My hunch here is that climate entrepreneurs operating outside the ‘green bubble’ feel this more acutely. If the lynchpin of climate action is changing behaviour, they’re right in the thick of it.

  • “Clients tell me they don’t have budget for sustainability; they’re focusing on more important things. But for me, this is the most important thing. I feel like I’m a prophet and there’s nobody listening. I’m like Cassandra in the Greek myths. She can see into the future. She sees the Greeks coming with their horses, and nobody listens to her.”

  • “I ask myself: am I good enough at being a spokesperson? Because people buy stories, right? At the end of the day, I know it's my job to convert people. And if I don't, it’s my fault. That’s how I'm reading it. I'm so scared of failure.”

  • “It feels like we're not getting anywhere. If we can’t explain this to to a decently intelligent person, how is the wider public going to understand what we're trying to do? And after we run these these sessions, I feel completely drained.”

    ~

    (d) Founders ambivalent about the bigger system

    These people have been in entrepreneurship for a while, and are good at it. But they feel ambivalent about whether business (and capitalism) is the right vehicle to change systems. A minority of these people were climate activists in a previous life, or are considering climate activism.

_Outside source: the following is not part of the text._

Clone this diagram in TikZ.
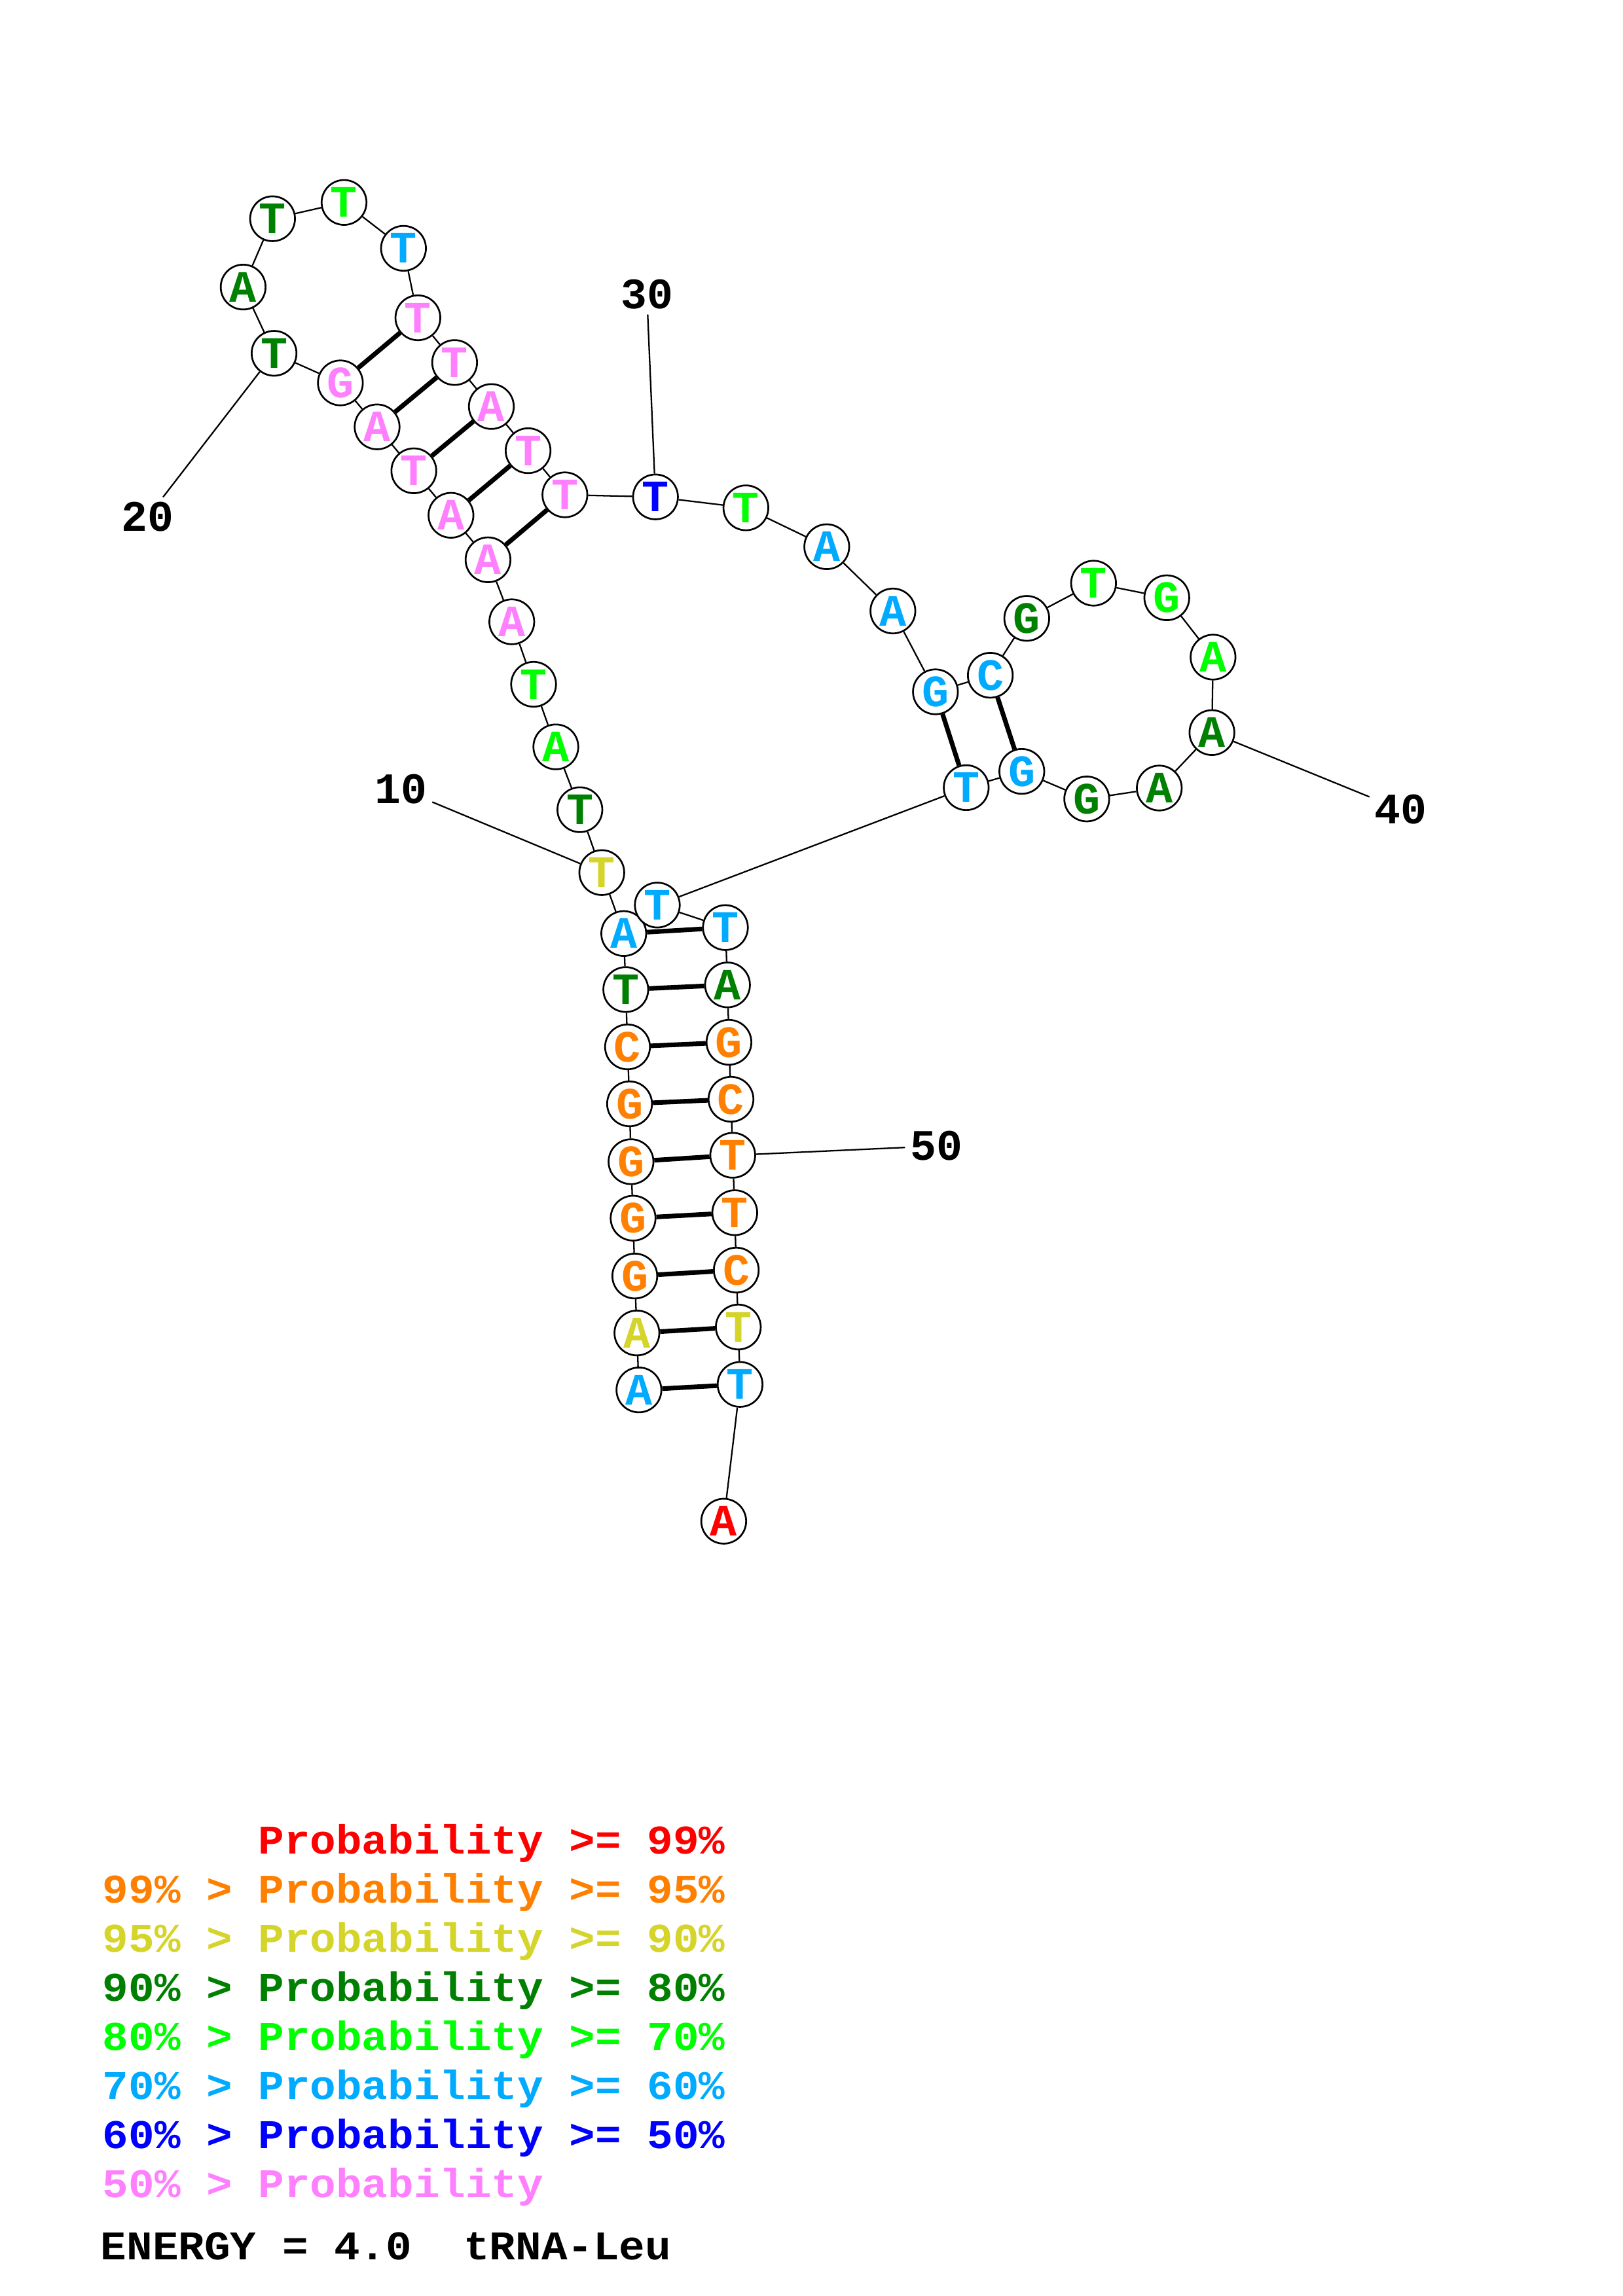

    • “On my ‘yes’ days, I believe we can make positive change, and we need to have that business savviness, that entrepreneurial spark, to solve these problems. And that's the brand that I try to put out there on social media. And then on the ‘no’ days I think, why am I spending my time doing this? Shouldn't we all be mobilising to try and solve the climate crisis? How can I be more hands-on?

    They're taking steps to mitigate this (and challenge others' paradigms), but wonder whether it's enough.